Image: NASA
SpaceX Crew-2
Mission Profile
| Launch date | 2021-04-23 |
|---|---|
| Launch site | Launch Complex 39A, Kennedy Space Center, Florida |
| Launch vehicle | Falcon 9 Block 5 (B1061.2) |
| Spacecraft | Crew Dragon Endeavour (C206.2) |
| Target | Low Earth Orbit |
| Type | Crewed |
| End date | 2021-11-09 |
| Recovery | GO Navigator, Gulf of Mexico near Pensacola, Florida |
| Duration | 199 days, 17 hours, 44 minutes |
| Partners | NASA, SpaceX, JAXA, ESA |
Overview
Crew-2 was the flight that made reuse routine in human spaceflight: both the Falcon 9 booster (B1061, from Crew-1) and the capsule Endeavour (from Demo-2) had flown astronauts before. Launching 23 April 2021 at 09:49 UTC from LC-39A, the mission carried NASA's Shane Kimbrough and Megan McArthur — who flew in the very seat her husband Bob Behnken had occupied on Demo-2 — with JAXA's Akihiko Hoshide and ESA's Thomas Pesquet, the first European to ride a Crew Dragon. Endeavour docked at 09:08 UTC the next day, briefly bringing the station's population to eleven. Across Expedition 65, Kimbrough and Pesquet led a series of demanding spacewalks to install the first iROSA roll-out solar arrays, beginning the station's power-system modernization. Hoshide and then Pesquet each commanded the ISS, Pesquet becoming the first French commander in the station's history.

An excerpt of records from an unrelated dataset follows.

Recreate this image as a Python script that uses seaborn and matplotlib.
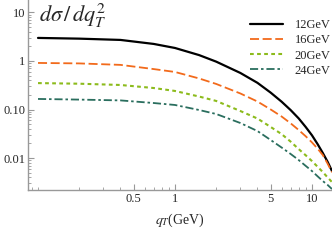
import numpy as np
import pandas as pd
import matplotlib
matplotlib.use('Agg')
import matplotlib.pyplot as plt
from matplotlib.ticker import FixedLocator, LogLocator, NullFormatter
import seaborn as sns

qT = [0.1, 0.2, 0.4, 0.7, 1, 1.5, 2, 3, 4, 5, 6, 7, 8, 9, 10, 11, 12, 13, 14]
xs_12 = [2.98, 2.88, 2.71, 2.24, 1.85, 1.32, 0.967, 0.566, 0.354, 0.222, 0.145, 0.0968,
         0.0655, 0.0436, 0.0294, 0.0193, 0.0127, 0.0084, 0.0054]
xs_16 = [0.91, 0.89, 0.83, 0.68, 0.593, 0.436, 0.336, 0.214, 0.146, 0.100, 0.0718, 0.0517,
         0.0378, 0.0281, 0.0210, 0.0156, 0.0115, 0.0077, 0.0051]
xs_20 = [0.35, 0.34, 0.32, 0.277, 0.241, 0.185, 0.150, 0.0931, 0.0652, 0.0436, 0.0312, 0.0217,
         0.0153, 0.0114, 0.00867, 0.0066, 0.00515, 0.0040, 0.0032]
xs_24 = [0.165, 0.16, 0.154, 0.136, 0.124, 0.0977, 0.0808, 0.0527, 0.0360, 0.0235, 0.0165, 0.0121,
         0.0091, 0.0069, 0.0054, 0.0042, 0.00336, 0.0028, 0.0023]
labels = ["12GeV", "16GeV", "20GeV", "24GeV"]

colors = ["black", "#f26a1b", "#8cbb1c", "#2a6e5e"]
styles = ["-", (0, (5, 2)), (0, (1.8, 1.6)), (0, (4.5, 1.6, 1.4, 1.6))]
widths = [1.6, 1.3, 1.5, 1.3]

sns.set_style("ticks")
plt.rcParams['font.family'] = ['Liberation Serif', 'DejaVu Serif']
plt.rcParams['mathtext.fontset'] = 'stix'

fig = plt.figure(figsize=(3.32, 2.4), dpi=100)
ax = fig.add_axes([28 / 332, 50 / 240, 304 / 332, 190 / 240])

for vals, lab, c, ls, lw in zip([xs_12, xs_16, xs_20, xs_24], labels, colors, styles, widths):
    df = pd.DataFrame({"qT": qT, "val": vals})
    sns.lineplot(data=df, x="qT", y="val", color=c, linestyle=ls, linewidth=lw, label=lab, ax=ax)

ax.set_xscale("log")
ax.set_yscale("log")
ax.set_xlim(0.0845, 14)
ax.set_ylim(0.0022, 18)

ax.xaxis.set_major_locator(FixedLocator([0.5, 1, 5, 10]))
ax.set_xticklabels(["0.5", "1", "5", "10"])
ax.xaxis.set_minor_locator(LogLocator(base=10, subs=np.arange(1, 10) * 1.0, numticks=20))
ax.xaxis.set_minor_formatter(NullFormatter())
ax.yaxis.set_major_locator(FixedLocator([0.01, 0.1, 1, 10]))
ax.set_yticklabels(["0.01", "0.10", "1", "10"])
ax.yaxis.set_minor_locator(LogLocator(base=10, subs=np.arange(2, 10) * 1.0, numticks=20))
ax.yaxis.set_minor_formatter(NullFormatter())

for s in ["top", "right"]:
    ax.spines[s].set_visible(False)
for s in ["left", "bottom"]:
    ax.spines[s].set_color("#999999")
    ax.spines[s].set_linewidth(1.0)
ax.tick_params(which="both", direction="in", color="#999999", labelsize=9, pad=2)
ax.tick_params(which="major", length=4, width=0.8)
ax.tick_params(which="minor", length=2, width=0.6)

ax.set_xlabel(r"$q_T$(GeV)", fontsize=10, labelpad=5)
ax.set_ylabel("")
ax.text(0.036, 0.99, r"$d\sigma\,/\,dq_T^2$", transform=ax.transAxes, fontsize=16,
        ha="left", va="top")

ax.legend(loc="upper right", bbox_to_anchor=(1.036, 0.964), frameon=False, fontsize=9,
          handlelength=2.7, handletextpad=0.9, labelspacing=0.25, borderaxespad=0.6)

fig.savefig("out.png", dpi=100)
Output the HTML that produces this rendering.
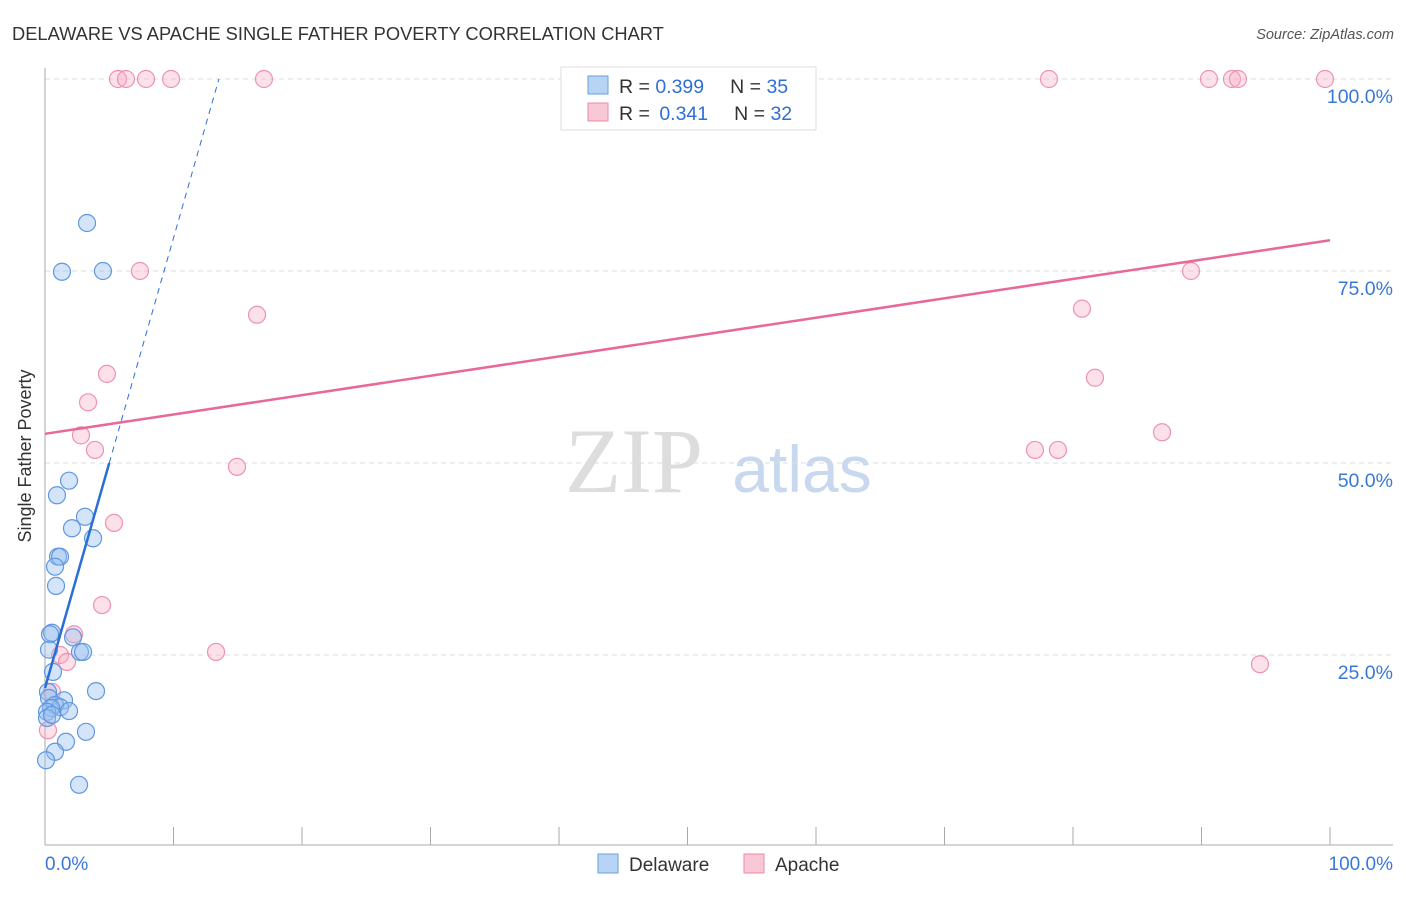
<!DOCTYPE html>
<html><head><meta charset="utf-8"><style>
body{margin:0;background:#fff;font-family:"Liberation Sans",sans-serif}
</style></head><body>
<svg width="1406" height="892" xmlns="http://www.w3.org/2000/svg" id="svg">
<text x="12" y="40" font-size="18.3" fill="#333">DELAWARE VS APACHE SINGLE FATHER POVERTY CORRELATION CHART</text>
<text x="1394" y="39" font-size="14.5" fill="#555" font-style="italic" text-anchor="end">Source: ZipAtlas.com</text>
<text x="31" y="456" font-size="18" fill="#333" text-anchor="middle" transform="rotate(-90 31 456)">Single Father Poverty</text>
<text x="634" y="492" font-size="92" fill="#ddd" font-family="Liberation Serif" text-anchor="middle">ZIP</text>
<text x="802" y="492" font-size="66" fill="#c8d8ee" text-anchor="middle">atlas</text>
<g id="grid"></g><g id="pts"></g><g id="lines"></g>
<g>
<rect x="561" y="67" width="255" height="63" fill="#fff" stroke="#ddd"/>
<rect x="588" y="76" width="20" height="18" fill="#b8d4f5" stroke="#6a9edf"/>
<rect x="588" y="103" width="20" height="18" fill="#f9c8d6" stroke="#e88aa6"/>
<text x="619" y="93" font-size="19.5" fill="#333">R = <tspan fill="#2f6fd6">0.399</tspan><tspan dx="26">N = </tspan><tspan fill="#2f6fd6">35</tspan></text>
<text x="619" y="120" font-size="19.5" fill="#333">R = <tspan fill="#2f6fd6" dx="4">0.341</tspan><tspan dx="26">N = </tspan><tspan fill="#2f6fd6">32</tspan></text>
</g>
<g>
<rect x="598" y="854" width="20" height="19" fill="#b8d4f5" stroke="#6a9edf"/>
<text x="629" y="871" font-size="19" fill="#333">Delaware</text>
<rect x="744" y="854" width="20" height="19" fill="#f9c8d6" stroke="#e88aa6"/>
<text x="775" y="871" font-size="19" fill="#333">Apache</text>
</g>
</svg>
<script>
const xTickLabels=["0.0%","100.0%"];
const yTickVals=[25,50,75,100];
const yTickLabels=["25.0%","50.0%","75.0%","100.0%"];
const delX=[3.27,1.32,4.51,1.87,0.93,3.11,2.10,3.74,1.01,1.17,0.78,0.86,0.54,0.39,2.18,2.72,2.96,0.31,0.62,3.97,0.23,0.31,1.48,0.78,1.17,0.47,1.87,0.16,0.16,3.19,1.63,0.78,2.65,0.08,0.54];
const delY=[81.25,74.9,75.0,47.7,45.8,43.0,41.5,40.2,37.8,37.8,36.5,34.0,27.9,27.7,27.3,25.4,25.4,25.7,22.8,20.3,20.2,19.4,19.1,18.5,18.2,18.1,17.7,17.6,16.8,15.0,13.7,12.4,8.1,11.3,17.2];
const apaX=[5.68,6.30,7.86,9.81,17.04,78.13,90.58,92.37,92.84,99.61,7.39,89.18,16.50,80.70,4.82,81.71,3.35,2.80,86.93,3.89,77.04,78.83,14.94,5.37,4.44,2.26,13.31,1.17,1.71,94.55,0.54,0.23];
const apaY=[100,100,100,100,100,100,100,100,100,100,75,75,69.3,70.1,61.6,61.1,57.9,53.6,54.0,51.7,51.7,51.7,49.5,42.2,31.5,27.7,25.4,25.0,24.1,23.8,20.2,15.2];
const delTrend=[20.7,5.86];
const apaTrend=[53.8,0.252];
const NS="http://www.w3.org/2000/svg";
const sx=v=>45+v*12.85, sy=v=>847-v*7.68;
function mk(t,a,p){const e=document.createElementNS(NS,t);for(const k in a)e.setAttribute(k,a[k]);p.appendChild(e);return e;}
const grid=document.getElementById('grid');
yTickVals.forEach((v,i)=>{
 const l=mk('line',{x1:45,x2:1393,y1:sy(v),y2:sy(v),stroke:'#ddd','stroke-dasharray':'5,4'},grid);
 
 
 const t=mk('text',{x:1393,y:sy(v)+24,'font-size':19.5,fill:'#3a78d8','text-anchor':'end'},grid);
 t.textContent=yTickLabels[i];
 
 
});
mk('line',{x1:45,x2:45,y1:68,y2:845,stroke:'#aaa'},grid);
mk('line',{x1:45,x2:1393,y1:845,y2:845,stroke:'#aaa'},grid);
for(let i=0;i<=10;i++){mk('line',{x1:sx(i*10),x2:sx(i*10),y1:827,y2:845,stroke:'#aaa'},grid);}
[[0,'start',45],[1,'end',1393]].forEach(([i,a,x])=>{const t=mk('text',{x:x,y:870,'font-size':19,fill:'#3a78d8','text-anchor':a},grid);t.textContent=xTickLabels[i];
 
 });
const pts=document.getElementById('pts');
apaX.forEach((x,i)=>{const c=mk('circle',{cx:sx(x),cy:sy(apaY[i]),r:8.5,fill:'rgba(246,170,195,0.35)',stroke:'#ee92b0','stroke-width':1.2},pts);
 
 });
delX.forEach((x,i)=>{const c=mk('circle',{cx:sx(x),cy:sy(delY[i]),r:8.5,fill:'rgba(150,190,240,0.4)',stroke:'#5f97e0','stroke-width':1.2},pts);
 
 });
const ln=document.getElementById('lines');
const dEnd=(100-delTrend[0])/delTrend[1];
let l1=mk('line',{x1:sx(0),y1:sy(delTrend[0]),x2:sx(5),y2:sy(delTrend[0]+5*delTrend[1]),stroke:'#2a6fd6','stroke-width':2.5},ln);


let l2=mk('line',{x1:sx(5),y1:sy(delTrend[0]+5*delTrend[1]),x2:sx(dEnd),y2:sy(100),stroke:'#2a6fd6','stroke-width':1,'stroke-dasharray':'6,5'},ln);


let l3=mk('line',{x1:sx(0),y1:sy(apaTrend[0]),x2:sx(100),y2:sy(apaTrend[0]+100*apaTrend[1]),stroke:'#e8689a','stroke-width':2.5},ln);


</script>
</body></html>
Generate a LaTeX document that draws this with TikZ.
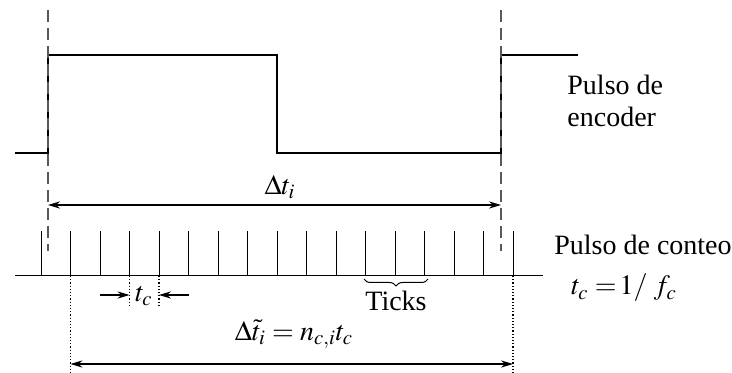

On departure on 8 November 2021, Endeavour performed a full photographic fly-around of the complex — the first such survey since the Shuttle era — before splashing down off Pensacola on 9 November at 03:33 UTC. At 199 days, Crew-2 set a new endurance record for a U.S. crewed spacecraft, eclipsing the mark Crew-1 had set just months earlier.
Crew
Shane Kimbrough
Commander
NASA; third spaceflight; led the first iROSA solar array installation EVAs
Megan McArthur
Pilot
NASA; second spaceflight; flew Endeavour in the same seat her husband Bob Behnken occupied on Demo-2
Akihiko Hoshide
Mission Specialist
JAXA; third spaceflight; commanded Expedition 65, the second Japanese ISS commander
Thomas Pesquet
Mission Specialist
ESA (Alpha mission); first ESA astronaut to fly on Crew Dragon and first French commander of the ISS
Key Milestones
2021-04-23
Liftoff at 09:49 UTC — first crewed launch to reuse both a flight-proven Falcon 9 booster and a flight-proven Dragon capsule
2021-04-24
Endeavour docks to the ISS at 09:08 UTC, temporarily raising the station's crew to eleven
2021-06-20
First iROSA roll-out solar array deployed following EVAs by Kimbrough and Pesquet
2021-10-04
Thomas Pesquet assumes command of Expedition 65 — the first French commander of the ISS
2021-11-08
Endeavour undocks and performs a full fly-around photographic survey of the ISS, the first since the Space Shuttle era
2021-11-09
Splashdown at 03:33 UTC near Pensacola after a then-record 199 days for a U.S. crewed spacecraft
Key Achievements
First crewed mission flown on both a reused Falcon 9 booster and a reused Dragon capsule
Set a then-record 199-day flight for a U.S. crewed spacecraft
Installed and deployed the first iROSA roll-out solar arrays, beginning the ISS power upgrade
Thomas Pesquet became the first French commander of the International Space Station
First full crewed fly-around survey of the ISS since the Space Shuttle era
Legacy & Significance
Crew-2 normalized the reuse of crewed space hardware, a milestone as economically consequential as Demo-2 was symbolically. Flying veterans of four different agencies' programs on previously flown hardware, it demonstrated the cost model on which commercial human spaceflight depends. Its iROSA installation spacewalks began the power-system renewal that extends the ISS toward 2030, and its dual ISS commands by Hoshide and Pesquet underscored the deepening internationalization of Commercial Crew. The departure fly-around produced some of the most complete external imagery of the station ever captured.